--- start ---

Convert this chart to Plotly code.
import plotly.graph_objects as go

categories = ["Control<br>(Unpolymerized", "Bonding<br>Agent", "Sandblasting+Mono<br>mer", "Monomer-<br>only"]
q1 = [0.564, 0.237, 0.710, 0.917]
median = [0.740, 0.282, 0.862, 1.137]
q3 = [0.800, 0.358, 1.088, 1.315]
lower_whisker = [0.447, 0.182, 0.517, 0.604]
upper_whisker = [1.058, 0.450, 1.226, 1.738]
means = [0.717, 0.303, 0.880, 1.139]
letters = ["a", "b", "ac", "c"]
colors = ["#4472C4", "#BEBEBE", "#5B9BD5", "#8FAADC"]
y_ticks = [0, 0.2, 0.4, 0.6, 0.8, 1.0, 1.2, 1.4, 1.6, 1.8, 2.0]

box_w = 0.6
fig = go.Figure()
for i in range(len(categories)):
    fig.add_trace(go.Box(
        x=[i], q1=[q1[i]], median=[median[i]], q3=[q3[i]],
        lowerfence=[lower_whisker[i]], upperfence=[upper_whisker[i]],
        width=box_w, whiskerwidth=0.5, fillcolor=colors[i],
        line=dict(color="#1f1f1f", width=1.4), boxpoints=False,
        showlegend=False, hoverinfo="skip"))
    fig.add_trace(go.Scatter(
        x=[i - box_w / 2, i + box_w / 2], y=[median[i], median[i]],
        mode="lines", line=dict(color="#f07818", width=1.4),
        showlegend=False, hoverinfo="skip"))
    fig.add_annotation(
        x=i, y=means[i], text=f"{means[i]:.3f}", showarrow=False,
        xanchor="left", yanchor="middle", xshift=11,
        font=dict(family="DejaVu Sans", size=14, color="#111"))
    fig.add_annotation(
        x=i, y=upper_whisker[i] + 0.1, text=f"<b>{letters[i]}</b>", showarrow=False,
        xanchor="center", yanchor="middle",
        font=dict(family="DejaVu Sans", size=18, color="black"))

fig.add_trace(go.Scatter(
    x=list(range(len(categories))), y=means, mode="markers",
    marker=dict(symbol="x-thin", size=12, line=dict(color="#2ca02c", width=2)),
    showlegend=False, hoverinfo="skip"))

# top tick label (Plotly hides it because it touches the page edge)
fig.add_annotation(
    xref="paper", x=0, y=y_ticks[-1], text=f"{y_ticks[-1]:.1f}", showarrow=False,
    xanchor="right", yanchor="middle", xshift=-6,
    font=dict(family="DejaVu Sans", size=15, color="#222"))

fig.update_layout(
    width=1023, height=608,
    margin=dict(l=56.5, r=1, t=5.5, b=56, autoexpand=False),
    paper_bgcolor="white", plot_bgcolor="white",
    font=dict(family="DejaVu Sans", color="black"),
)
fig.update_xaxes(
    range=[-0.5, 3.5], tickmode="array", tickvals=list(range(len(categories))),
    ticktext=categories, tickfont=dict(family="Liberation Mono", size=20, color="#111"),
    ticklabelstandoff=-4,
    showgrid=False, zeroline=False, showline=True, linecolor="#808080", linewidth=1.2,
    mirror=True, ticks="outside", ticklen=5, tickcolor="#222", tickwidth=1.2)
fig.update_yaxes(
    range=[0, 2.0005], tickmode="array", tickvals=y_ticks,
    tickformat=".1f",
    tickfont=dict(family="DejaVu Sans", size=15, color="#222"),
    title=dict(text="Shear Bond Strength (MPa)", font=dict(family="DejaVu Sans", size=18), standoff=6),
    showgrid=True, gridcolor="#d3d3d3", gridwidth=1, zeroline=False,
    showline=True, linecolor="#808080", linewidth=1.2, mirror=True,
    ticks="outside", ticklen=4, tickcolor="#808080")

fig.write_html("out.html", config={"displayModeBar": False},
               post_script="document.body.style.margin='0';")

--- end ---
--- start ---

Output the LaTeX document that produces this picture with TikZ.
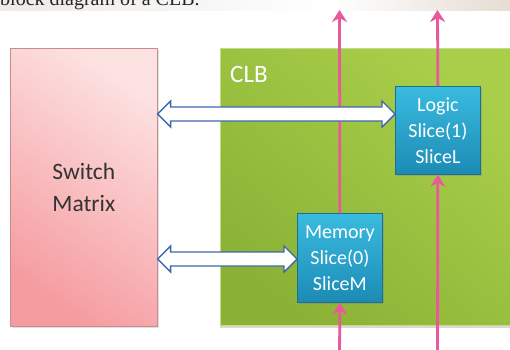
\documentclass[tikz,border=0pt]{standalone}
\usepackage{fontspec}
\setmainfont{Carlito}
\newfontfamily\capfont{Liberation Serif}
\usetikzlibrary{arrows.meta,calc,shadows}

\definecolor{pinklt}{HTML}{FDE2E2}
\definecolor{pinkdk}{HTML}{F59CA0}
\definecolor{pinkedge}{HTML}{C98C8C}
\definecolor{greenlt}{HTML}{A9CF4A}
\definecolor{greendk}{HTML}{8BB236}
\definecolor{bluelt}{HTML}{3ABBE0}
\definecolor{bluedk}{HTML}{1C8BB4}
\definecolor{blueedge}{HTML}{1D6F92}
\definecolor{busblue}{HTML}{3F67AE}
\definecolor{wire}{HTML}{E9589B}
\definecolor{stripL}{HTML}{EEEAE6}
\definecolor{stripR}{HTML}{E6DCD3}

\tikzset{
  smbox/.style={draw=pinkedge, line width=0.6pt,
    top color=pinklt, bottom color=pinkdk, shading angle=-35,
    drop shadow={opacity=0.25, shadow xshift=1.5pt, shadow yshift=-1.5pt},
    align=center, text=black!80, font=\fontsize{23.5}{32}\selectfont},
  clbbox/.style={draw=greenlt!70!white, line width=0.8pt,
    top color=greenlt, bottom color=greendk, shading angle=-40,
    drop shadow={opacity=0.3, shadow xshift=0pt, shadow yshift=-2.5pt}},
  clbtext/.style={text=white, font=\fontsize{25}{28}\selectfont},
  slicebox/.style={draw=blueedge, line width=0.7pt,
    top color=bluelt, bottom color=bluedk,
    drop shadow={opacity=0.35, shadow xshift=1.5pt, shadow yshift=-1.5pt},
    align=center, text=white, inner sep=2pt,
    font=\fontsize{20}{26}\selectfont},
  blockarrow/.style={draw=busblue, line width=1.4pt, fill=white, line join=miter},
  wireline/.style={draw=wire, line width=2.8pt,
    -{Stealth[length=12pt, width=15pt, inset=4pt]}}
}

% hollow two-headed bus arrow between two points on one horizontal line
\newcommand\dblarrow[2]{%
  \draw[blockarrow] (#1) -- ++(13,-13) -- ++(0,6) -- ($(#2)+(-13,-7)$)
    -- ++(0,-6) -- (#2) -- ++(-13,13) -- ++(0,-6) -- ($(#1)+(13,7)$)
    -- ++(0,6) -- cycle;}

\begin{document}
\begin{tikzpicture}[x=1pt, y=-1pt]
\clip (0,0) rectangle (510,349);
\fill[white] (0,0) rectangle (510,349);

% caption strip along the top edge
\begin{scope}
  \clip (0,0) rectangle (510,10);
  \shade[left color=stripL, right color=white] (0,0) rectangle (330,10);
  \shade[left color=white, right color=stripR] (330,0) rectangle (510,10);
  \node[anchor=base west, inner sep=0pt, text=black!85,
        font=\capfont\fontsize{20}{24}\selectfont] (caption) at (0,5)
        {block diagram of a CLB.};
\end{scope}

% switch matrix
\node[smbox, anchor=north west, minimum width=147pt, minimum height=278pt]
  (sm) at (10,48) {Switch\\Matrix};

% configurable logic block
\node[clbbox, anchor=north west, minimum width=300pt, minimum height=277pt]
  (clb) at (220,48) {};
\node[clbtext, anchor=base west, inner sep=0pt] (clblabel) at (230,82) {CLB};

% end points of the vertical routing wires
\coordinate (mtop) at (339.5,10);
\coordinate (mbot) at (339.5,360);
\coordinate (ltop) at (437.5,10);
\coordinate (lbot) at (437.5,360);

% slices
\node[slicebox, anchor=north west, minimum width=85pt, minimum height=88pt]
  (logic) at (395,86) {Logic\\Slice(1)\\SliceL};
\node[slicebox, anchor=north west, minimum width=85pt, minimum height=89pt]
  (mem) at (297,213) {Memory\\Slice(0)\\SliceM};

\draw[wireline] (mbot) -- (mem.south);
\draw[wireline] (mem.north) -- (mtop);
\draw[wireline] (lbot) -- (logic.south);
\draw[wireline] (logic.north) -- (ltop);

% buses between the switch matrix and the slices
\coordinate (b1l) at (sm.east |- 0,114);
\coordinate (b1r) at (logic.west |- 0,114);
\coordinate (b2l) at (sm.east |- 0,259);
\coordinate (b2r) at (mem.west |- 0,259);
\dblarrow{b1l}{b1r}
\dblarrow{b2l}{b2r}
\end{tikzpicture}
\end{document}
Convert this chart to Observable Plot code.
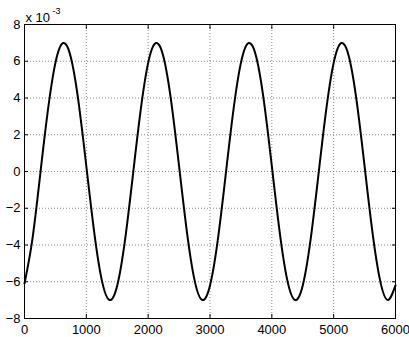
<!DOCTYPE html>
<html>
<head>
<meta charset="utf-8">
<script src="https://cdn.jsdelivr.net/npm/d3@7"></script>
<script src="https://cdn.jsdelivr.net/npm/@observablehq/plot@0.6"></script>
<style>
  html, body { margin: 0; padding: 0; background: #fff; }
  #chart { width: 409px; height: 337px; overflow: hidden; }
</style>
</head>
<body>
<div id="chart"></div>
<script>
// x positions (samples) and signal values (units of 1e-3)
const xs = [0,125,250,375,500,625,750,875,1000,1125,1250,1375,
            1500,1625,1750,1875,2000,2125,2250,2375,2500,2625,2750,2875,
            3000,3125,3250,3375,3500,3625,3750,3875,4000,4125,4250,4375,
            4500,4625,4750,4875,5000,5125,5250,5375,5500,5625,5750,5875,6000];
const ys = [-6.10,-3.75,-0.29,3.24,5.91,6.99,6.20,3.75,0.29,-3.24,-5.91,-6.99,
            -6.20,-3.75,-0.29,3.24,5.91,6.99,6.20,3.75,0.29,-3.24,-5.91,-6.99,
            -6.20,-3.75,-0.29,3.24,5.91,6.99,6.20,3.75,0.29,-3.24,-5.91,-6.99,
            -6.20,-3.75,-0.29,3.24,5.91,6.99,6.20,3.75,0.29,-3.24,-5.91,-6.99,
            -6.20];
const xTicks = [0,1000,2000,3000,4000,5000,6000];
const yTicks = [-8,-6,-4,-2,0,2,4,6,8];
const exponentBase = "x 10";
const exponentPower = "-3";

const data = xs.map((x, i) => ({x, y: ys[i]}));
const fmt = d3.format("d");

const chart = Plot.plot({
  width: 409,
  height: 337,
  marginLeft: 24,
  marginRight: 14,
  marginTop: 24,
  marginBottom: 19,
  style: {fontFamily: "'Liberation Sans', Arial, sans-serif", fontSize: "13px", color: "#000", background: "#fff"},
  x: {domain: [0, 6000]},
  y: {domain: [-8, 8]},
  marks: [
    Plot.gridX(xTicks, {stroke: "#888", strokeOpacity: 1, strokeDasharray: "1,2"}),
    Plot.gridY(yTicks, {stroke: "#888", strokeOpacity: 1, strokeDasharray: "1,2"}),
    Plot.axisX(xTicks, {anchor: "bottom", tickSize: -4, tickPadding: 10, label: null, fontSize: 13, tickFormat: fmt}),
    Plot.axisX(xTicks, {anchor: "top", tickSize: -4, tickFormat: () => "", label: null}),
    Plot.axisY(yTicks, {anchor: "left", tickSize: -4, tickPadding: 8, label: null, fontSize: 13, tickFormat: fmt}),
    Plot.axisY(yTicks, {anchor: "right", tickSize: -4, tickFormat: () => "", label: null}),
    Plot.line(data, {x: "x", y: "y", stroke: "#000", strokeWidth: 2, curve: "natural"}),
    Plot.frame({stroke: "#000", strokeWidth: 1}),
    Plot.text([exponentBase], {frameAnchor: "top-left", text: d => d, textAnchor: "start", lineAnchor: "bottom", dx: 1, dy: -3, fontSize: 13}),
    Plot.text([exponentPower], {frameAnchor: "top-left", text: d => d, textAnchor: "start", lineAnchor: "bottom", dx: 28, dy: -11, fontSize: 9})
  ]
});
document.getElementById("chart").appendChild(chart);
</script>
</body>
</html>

--- end ---
--- start ---

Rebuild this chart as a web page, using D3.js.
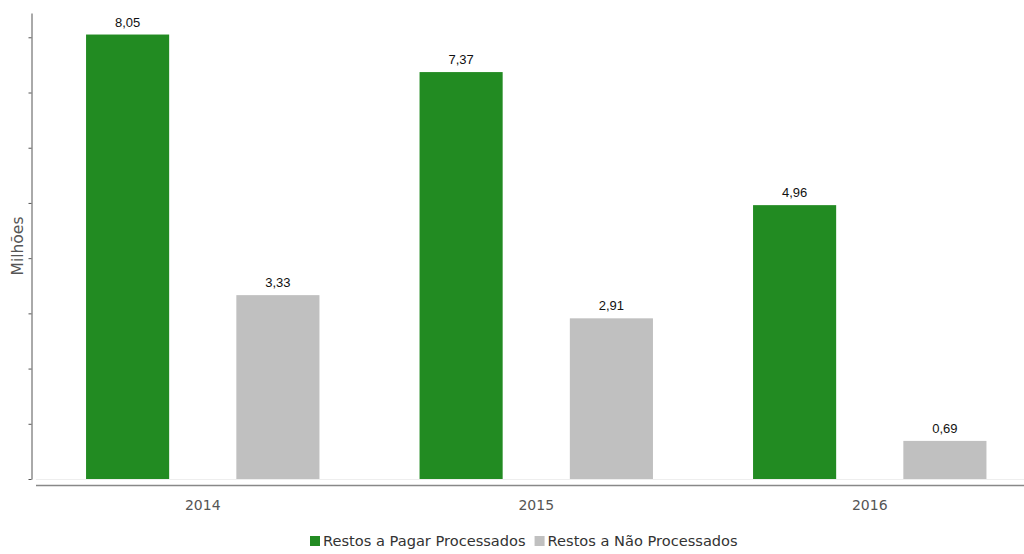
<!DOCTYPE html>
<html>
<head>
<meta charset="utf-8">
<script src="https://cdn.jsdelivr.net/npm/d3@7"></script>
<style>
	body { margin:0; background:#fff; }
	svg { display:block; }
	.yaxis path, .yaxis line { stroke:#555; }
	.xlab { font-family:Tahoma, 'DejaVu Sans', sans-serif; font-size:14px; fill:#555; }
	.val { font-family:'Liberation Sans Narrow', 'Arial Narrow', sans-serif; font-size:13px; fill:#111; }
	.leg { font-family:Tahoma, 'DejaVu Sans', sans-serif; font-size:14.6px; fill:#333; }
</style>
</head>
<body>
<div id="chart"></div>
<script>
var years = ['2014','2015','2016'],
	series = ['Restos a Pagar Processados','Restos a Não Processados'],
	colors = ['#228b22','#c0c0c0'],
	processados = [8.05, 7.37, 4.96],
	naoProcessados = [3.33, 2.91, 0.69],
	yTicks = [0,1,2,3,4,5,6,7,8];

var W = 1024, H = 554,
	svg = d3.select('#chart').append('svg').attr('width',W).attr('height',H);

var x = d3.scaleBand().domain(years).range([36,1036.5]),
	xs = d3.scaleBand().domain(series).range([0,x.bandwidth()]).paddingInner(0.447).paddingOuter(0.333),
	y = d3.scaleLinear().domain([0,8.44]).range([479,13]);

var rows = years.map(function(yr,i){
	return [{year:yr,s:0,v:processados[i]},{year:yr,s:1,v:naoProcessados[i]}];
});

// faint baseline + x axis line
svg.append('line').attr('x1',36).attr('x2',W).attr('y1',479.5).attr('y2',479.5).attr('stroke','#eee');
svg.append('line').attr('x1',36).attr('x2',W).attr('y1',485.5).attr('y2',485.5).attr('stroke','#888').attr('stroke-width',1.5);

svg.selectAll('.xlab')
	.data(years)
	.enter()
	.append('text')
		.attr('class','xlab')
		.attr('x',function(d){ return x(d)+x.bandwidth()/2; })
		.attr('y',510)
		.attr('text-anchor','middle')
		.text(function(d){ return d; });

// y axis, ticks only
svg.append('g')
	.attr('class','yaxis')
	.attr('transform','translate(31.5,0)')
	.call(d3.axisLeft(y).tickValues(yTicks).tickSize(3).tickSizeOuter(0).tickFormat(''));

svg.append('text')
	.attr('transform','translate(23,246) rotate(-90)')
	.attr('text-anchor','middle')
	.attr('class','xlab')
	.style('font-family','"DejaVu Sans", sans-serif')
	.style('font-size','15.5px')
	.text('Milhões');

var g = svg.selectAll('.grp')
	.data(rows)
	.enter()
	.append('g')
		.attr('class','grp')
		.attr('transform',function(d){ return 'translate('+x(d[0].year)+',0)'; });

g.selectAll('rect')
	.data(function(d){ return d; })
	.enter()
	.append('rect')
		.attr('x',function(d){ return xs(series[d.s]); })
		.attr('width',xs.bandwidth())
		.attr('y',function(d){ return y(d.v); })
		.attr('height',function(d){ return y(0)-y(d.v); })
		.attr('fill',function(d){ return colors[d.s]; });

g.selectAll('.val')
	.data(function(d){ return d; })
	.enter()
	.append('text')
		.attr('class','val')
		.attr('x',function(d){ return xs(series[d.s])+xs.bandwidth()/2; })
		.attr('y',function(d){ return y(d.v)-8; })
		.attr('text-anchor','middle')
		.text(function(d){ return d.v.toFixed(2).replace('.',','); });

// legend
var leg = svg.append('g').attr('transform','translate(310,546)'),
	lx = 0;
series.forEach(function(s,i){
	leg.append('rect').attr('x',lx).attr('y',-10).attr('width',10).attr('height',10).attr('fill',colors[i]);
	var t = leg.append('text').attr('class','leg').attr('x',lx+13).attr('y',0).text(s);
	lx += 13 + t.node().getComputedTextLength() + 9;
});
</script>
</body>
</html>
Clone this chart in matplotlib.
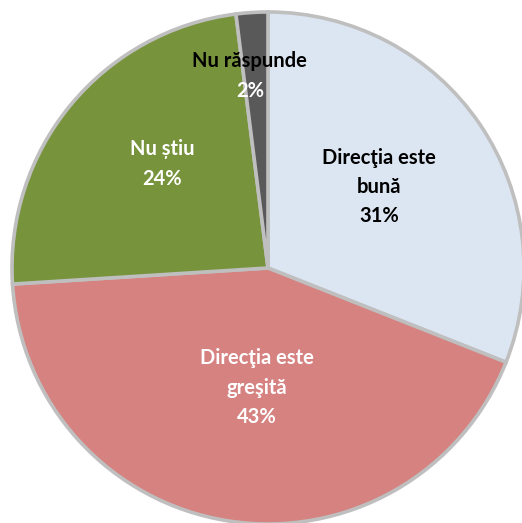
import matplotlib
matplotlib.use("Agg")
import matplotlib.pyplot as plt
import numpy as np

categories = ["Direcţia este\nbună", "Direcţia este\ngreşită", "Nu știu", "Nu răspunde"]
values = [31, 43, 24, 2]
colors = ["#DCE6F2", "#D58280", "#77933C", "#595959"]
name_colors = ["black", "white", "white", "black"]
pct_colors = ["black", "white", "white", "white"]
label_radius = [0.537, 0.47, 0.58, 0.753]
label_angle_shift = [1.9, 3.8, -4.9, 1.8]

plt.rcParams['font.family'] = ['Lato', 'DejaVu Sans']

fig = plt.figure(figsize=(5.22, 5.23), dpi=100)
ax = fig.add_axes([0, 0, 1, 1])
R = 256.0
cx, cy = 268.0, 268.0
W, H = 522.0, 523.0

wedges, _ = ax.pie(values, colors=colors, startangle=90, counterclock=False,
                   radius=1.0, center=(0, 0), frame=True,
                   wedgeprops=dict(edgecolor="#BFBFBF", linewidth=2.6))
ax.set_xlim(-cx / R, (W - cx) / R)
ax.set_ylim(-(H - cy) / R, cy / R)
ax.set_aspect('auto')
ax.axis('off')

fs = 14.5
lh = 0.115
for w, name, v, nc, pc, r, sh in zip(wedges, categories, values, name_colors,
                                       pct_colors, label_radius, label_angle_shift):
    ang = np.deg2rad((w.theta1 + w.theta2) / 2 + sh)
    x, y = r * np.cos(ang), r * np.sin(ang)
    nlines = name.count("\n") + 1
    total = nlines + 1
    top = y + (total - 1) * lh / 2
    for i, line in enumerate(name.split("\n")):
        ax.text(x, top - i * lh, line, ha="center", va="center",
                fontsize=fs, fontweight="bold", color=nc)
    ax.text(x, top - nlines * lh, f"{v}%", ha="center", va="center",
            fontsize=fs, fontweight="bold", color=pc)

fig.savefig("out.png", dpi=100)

--- end ---

Direction:
Taking the material above, extract exactly and only the lines from the line with "Convert this chart to Plotly code." to the line with "import plotly.graph_objects as go", inclusive of both.

Written answer:
Convert this chart to Plotly code.
import plotly.graph_objects as go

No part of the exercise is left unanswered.